L’écrivain dont il est question ici vit en Bretagne. Il vient de recevoir une invitation à séjourner et écrire au Mali. D’autres sauteraient de joie, mais lui est consterné. Peur de quitter sa chambre, sa table, au point d’inventer mille et un prétextes pour ne pas quitter sa Bretagne et repousser le voyage. "L’Afrique ? Il se verrait plus naturellement accoucher de onze chiots".

La mauvaise foi qu’il déploie est un régal. "C’est un pleutre", écrit Chevillard. Son roman est drôle, certes, mais en plus de l’humour qui traverse le roman, on est frappé d’emblée par la langue, superbe et le rythme des phrases. C’est fin et vif. Le roman prend alors une tournure incongrue et absurde. Comment échapper au voyage ? En l’inventant de toutes pièces, de sa chambre. Le personnage se saisit d’un petit "carnet de moleskine noir", et voyage avec sa tête et son crayon. Il se donne pour nom "Oreille rouge" et décrit son Mali adoptif, la savane, avec moulte images et faux proverbes africains, du genre : "le jour, tous les blancs se ressemblent".

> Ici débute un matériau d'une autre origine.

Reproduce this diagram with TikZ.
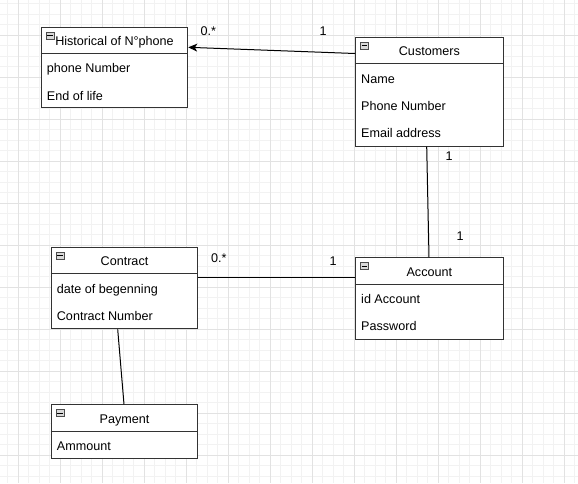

Preuve que l’Afrique, "on y séjourne très bien en imagination". Le roman "Oreille rouge" est un avion qui s’envole. Il y a un véritable élan. C’est un vrai faux récit de voyage. Peut-être même une volonté très nette de mettre en boîte les écrivains voyageurs qui ont tendance à croire impérissable leur prose sur l’ailleurs. Le garçon est moqueur mais pas seulement ; il y a dans sa description de l’Afrique, une spontanéité et une poésie de chaque instant.

Puis on pourrait dire que l’avion atterrit, car l’écrivain range son carnet et fait comme s’il était vraiment parti, faussement baroudeur. "Quand il croise un Noir dans la rue, il lui adresse un petit sourire de connivence". Pas de cynisme dans la démarche du romancier, beaucoup d’habileté, celle d’un sale gosse qui détourne les conventions littéraires pour en inventer d’autres. Sur son carnet de notes, à l’école, on a peut-être écrit ce commentaire, un jour : "Elève insolent, mais très doué".